» AIM: Restate exactly the lines that run from the start of the records below to the line containing "XAxis, YAxis, ReferenceLine", counting both ends, and nothing else; pictures stay out.

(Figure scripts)
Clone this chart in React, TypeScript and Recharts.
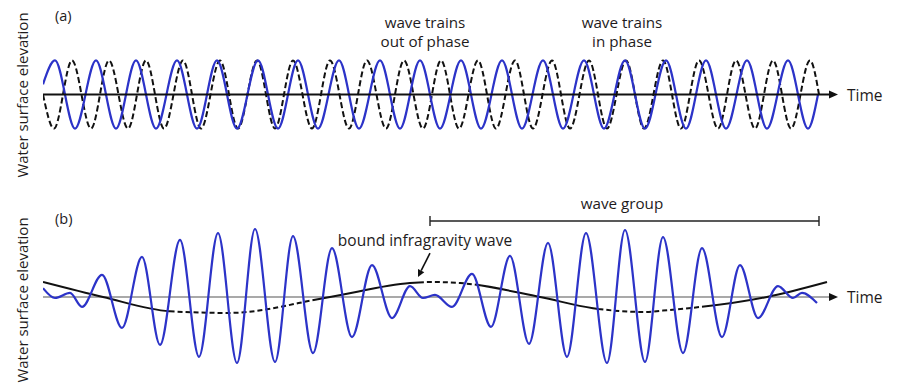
import React from "react";
import { LineChart, Line, XAxis, YAxis, ReferenceLine } from "recharts";

// time axis: arbitrary units from the origin, elevation: arbitrary units
// (a) two regular wave trains, crest and trough times
const trainCrests = [1.2, 5.3, 9.3, 13.4, 17.4, 21.5, 25.5, 29.6, 33.7, 37.7, 41.8, 45.9, 50.0, 54.1, 58.2, 62.3, 66.3, 70.4, 74.5];
const trainTroughs = [3.2, 7.3, 11.3, 15.4, 19.4, 23.5, 27.5, 31.6, 35.7, 39.7, 43.8, 47.9, 52.0, 56.1, 60.2, 64.3, 68.3, 72.4, 76.5];
const trainStart = { t: 0, v: 3 };
const trainEnd = { t: 77.5, v: 0 };

const dashedCrests = [2.9, 6.6, 10.3, 14.0, 17.7, 21.4, 25.0, 28.7, 32.4, 36.1, 39.8, 43.5, 47.2, 50.9, 54.6, 58.3, 62.0, 65.6, 69.3, 73.0, 76.7];
const dashedTroughs = [1.1, 4.8, 8.5, 12.1, 15.8, 19.5, 23.2, 26.9, 30.6, 34.3, 38.0, 41.6, 45.3, 49.0, 52.7, 56.4, 60.1, 63.8, 67.5, 71.2, 74.8];
const dashedStart = { t: 0, v: 0 };
const dashedEnd = { t: 77.6, v: 0 };
const trainHeight = 10;

// (b) wave group: turning points
const groupTimes = [0, 1.2, 2.7, 3.9, 5.9, 7.9, 9.9, 11.7, 13.7, 15.6, 17.5, 19.4, 21.2, 23.2, 25.0, 27.0, 28.9, 30.9, 32.9, 34.9, 36.7, 38.0, 39.2, 40.9, 42.9, 44.8, 46.7, 48.6, 50.5, 52.4, 54.3, 56.4, 58.2, 60.2, 62.0, 64.0, 65.9, 67.9, 69.7, 71.5, 73.5, 75.0, 75.9, 77.4];
const groupLevels = [2.6, -0.3, 1.2, -2.9, 6.5, -9.1, 11.8, -14.1, 16.8, -17.6, 18.8, -19.4, 20.0, -19.1, 17.9, -16.5, 14.4, -11.8, 9.4, -6.2, 3.2, -0.3, 0.6, -2.9, 6.8, -8.8, 12.1, -13.8, 15.9, -17.6, 18.8, -19.4, 19.7, -19.1, 17.6, -16.5, 14.4, -11.8, 9.4, -6.2, 3.2, -0.3, 1.2, -1.8];

// bound infragravity wave
const igTimes = [0, 6.0, 12.7, 18.5, 28.7, 36.7, 39.0, 41.7, 49.7, 55.0, 60.0, 62.7, 72.4, 78.4];
const igLevels = [4.4, 0, -4.2, -4.7, 0, 4.1, 4.4, 4.1, 0, -3.3, -4.4, -3.8, 0, 4.4];

const BLUE = "#2c33c8";
const FONT = "'Open Sans', sans-serif";
const TEXT = "#1e1b1c";

const trainA = [trainStart, ...trainCrests.map((t) => ({ t, v: trainHeight })), ...trainTroughs.map((t) => ({ t, v: -trainHeight })), trainEnd].sort((a, b) => a.t - b.t);
const trainB = [dashedStart, ...dashedCrests.map((t) => ({ t, v: trainHeight })), ...dashedTroughs.map((t) => ({ t, v: -trainHeight })), dashedEnd].sort((a, b) => a.t - b.t);
const groupData = groupTimes.map((t, i) => ({ t, v: groupLevels[i] }));
const igData = igTimes.map((t, i) => ({ t, v: igLevels[i] }));

// solid / dashed stretches of the infragravity line (path length, px)
const igStyle: [string, number][] = [
  ["solid", 130], ["dashed", 144], ["solid", 108], ["dashed", 60], ["solid", 126], ["dashed", 108], ["solid", 140],
];
const igDash = igStyle
  .flatMap(([kind, len]) => {
    if (kind === "solid") return [len, 0];
    const out: number[] = [];
    for (let d = 0; d + 8 <= len; d += 8) out.push(5, 3);
    return out;
  })
  .join(" ");

const TIME_DOMAIN: [number, number] = [0, 79.5];

const TimeAxis = (props: any) => {
  const { x1, y1, x2, y2, stroke, strokeWidth } = props;
  return (
    <g>
      <line x1={x1} y1={y1} x2={x2 - 6} y2={y2} stroke={stroke} strokeWidth={strokeWidth} />
      <polygon points={`${x2},${y2} ${x2 - 9},${y2 - 4} ${x2 - 9},${y2 + 4}`} fill="#111" />
      <text x={x2 + 9} y={y2} dominantBaseline="central" fontSize={15.5} fontFamily={FONT} fill={TEXT}>
        Time
      </text>
    </g>
  );
};

const Pointer = (props: any) => {
  const { x1, y1, x2, y2 } = props;
  const a = Math.atan2(y2 - y1, x2 - x1);
  const l = 7;
  const w = 3.5;
  const bx = x2 - l * Math.cos(a);
  const by = y2 - l * Math.sin(a);
  const px = -Math.sin(a) * w;
  const py = Math.cos(a) * w;
  return (
    <g>
      <line x1={x1} y1={y1} x2={bx} y2={by} stroke="#111" strokeWidth={1.6} />
      <polygon points={`${x2},${y2} ${bx + px},${by + py} ${bx - px},${by - py}`} fill="#111" />
    </g>
  );
};

const Bracket = (props: any) => {
  const { x1, y1, x2, y2 } = props;
  return (
    <g stroke="#222" strokeWidth={1.4}>
      <line x1={x1} y1={y1} x2={x2} y2={y2} />
      <line x1={x1} y1={y1 - 5} x2={x1} y2={y1 + 5} />
      <line x1={x2} y1={y2 - 5} x2={x2} y2={y2 + 5} />
    </g>
  );
};

const label = { fontFamily: FONT, fill: TEXT };

const PanelA = () => (
  <LineChart width={897} height={190} margin={{ top: 6, right: 59, bottom: 7, left: 43 }}>
    <XAxis type="number" dataKey="t" domain={TIME_DOMAIN} hide allowDataOverflow />
    <YAxis type="number" domain={[-26, 26]} width={0} tick={false} tickLine={false} axisLine={{ stroke: "#111", strokeWidth: 2 }} />
    <Line data={trainB} dataKey="v" type="monotone" stroke="#111" strokeWidth={2} strokeDasharray="6 3" dot={false} isAnimationActive={false} />
    <Line data={trainA} dataKey="v" type="monotone" stroke={BLUE} strokeWidth={2.2} dot={false} isAnimationActive={false} />
    <ReferenceLine y={0} stroke="#111" strokeWidth={2} shape={TimeAxis} />
    <text x={55} y={21} fontSize={14.5} {...label}>(a)</text>
    <text x={22} y={95} fontSize={15} textAnchor="middle" dominantBaseline="central" transform="rotate(-90 22 95)" {...label}>
      Water surface elevation
    </text>
    <text x={425} y={28} fontSize={15.2} textAnchor="middle" {...label}>wave trains</text>
    <text x={425} y={47} fontSize={15.2} textAnchor="middle" {...label}>out of phase</text>
    <text x={622} y={28} fontSize={15.2} textAnchor="middle" {...label}>wave trains</text>
    <text x={622} y={47} fontSize={15.2} textAnchor="middle" {...label}>in phase</text>
  </LineChart>
);

const PanelB = () => (
  <LineChart width={897} height={194} margin={{ top: 22, right: 59, bottom: 0, left: 43 }}>
    <XAxis type="number" dataKey="t" domain={TIME_DOMAIN} hide allowDataOverflow />
    <YAxis type="number" domain={[-25.6, 25]} width={0} tick={false} tickLine={false} axisLine={{ stroke: "#111", strokeWidth: 2 }} />
    <ReferenceLine y={0} stroke="#555" strokeWidth={1.2} shape={TimeAxis} />
    <Line data={igData} dataKey="v" type="monotone" stroke="#111" strokeWidth={2} strokeDasharray={igDash} dot={false} isAnimationActive={false} />
    <Line data={groupData} dataKey="v" type="monotone" stroke={BLUE} strokeWidth={2.2} dot={false} isAnimationActive={false} />
    <ReferenceLine segment={[{ x: 38.7, y: 22.35 }, { x: 77.6, y: 22.35 }]} shape={Bracket} />
    <ReferenceLine segment={[{ x: 38.7, y: 12.9 }, { x: 37.5, y: 5.9 }]} shape={Pointer} />
    <text x={55} y={34} fontSize={14.5} {...label}>(b)</text>
    <text x={22} y={110} fontSize={15} textAnchor="middle" dominantBaseline="central" transform="rotate(-90 22 110)" {...label}>
      Water surface elevation
    </text>
    <text x={622} y={19} fontSize={15.2} textAnchor="middle" {...label}>wave group</text>
    <text x={425} y={56} fontSize={15.5} textAnchor="middle" {...label}>bound infragravity wave</text>
  </LineChart>
);

export default function App() {
  return (
    <div style={{ position: "absolute", left: 0, top: 0, width: 897, height: 384, background: "#fff", overflow: "hidden" }}>
      <div style={{ position: "absolute", left: 0, top: 0 }}>
        <PanelA />
      </div>
      <div style={{ position: "absolute", left: 0, top: 190 }}>
        <PanelB />
      </div>
    </div>
  );
}
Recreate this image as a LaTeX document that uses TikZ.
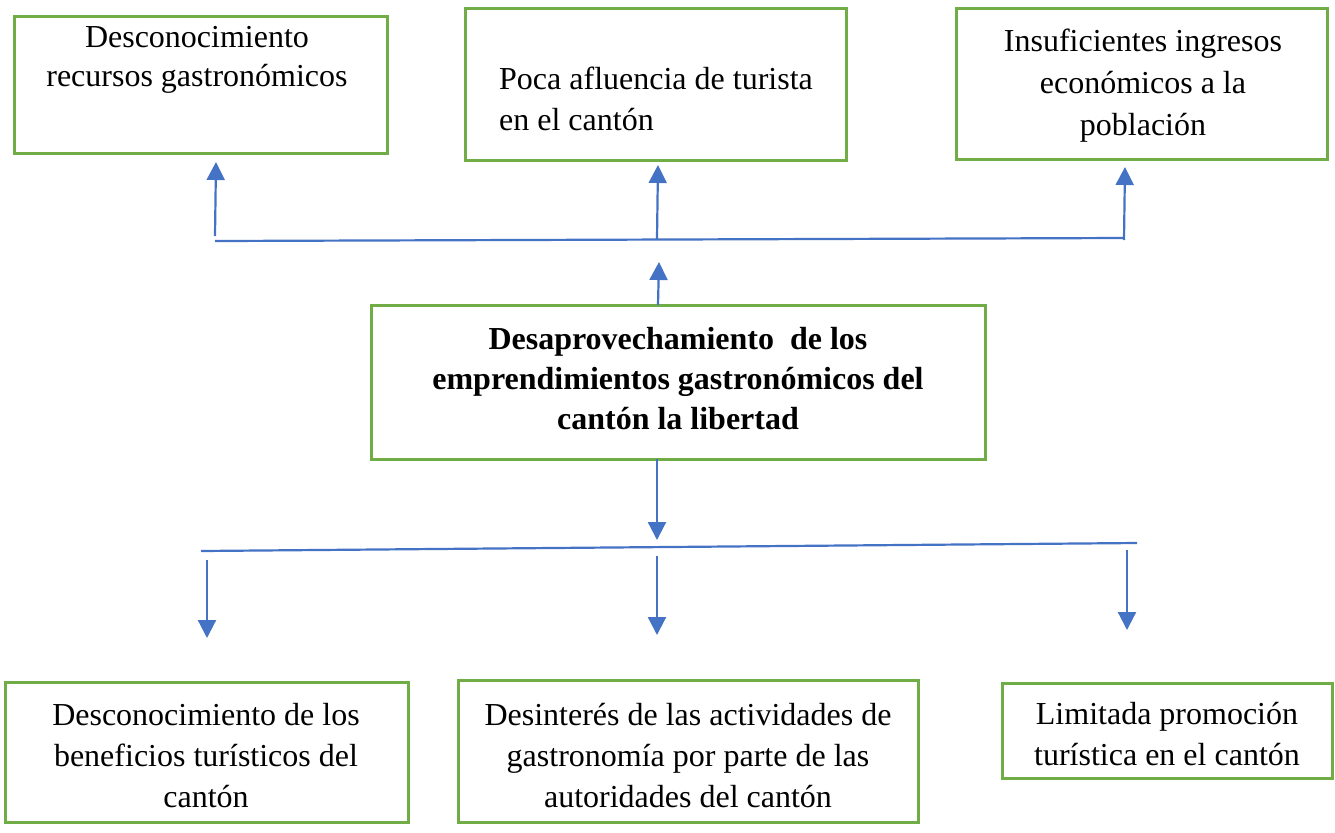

» RESPONSE BELOW:
Clone this chart in React, TypeScript and Recharts.
import React from "react";
import { LineChart, Line, XAxis, YAxis, ReferenceLine } from "recharts";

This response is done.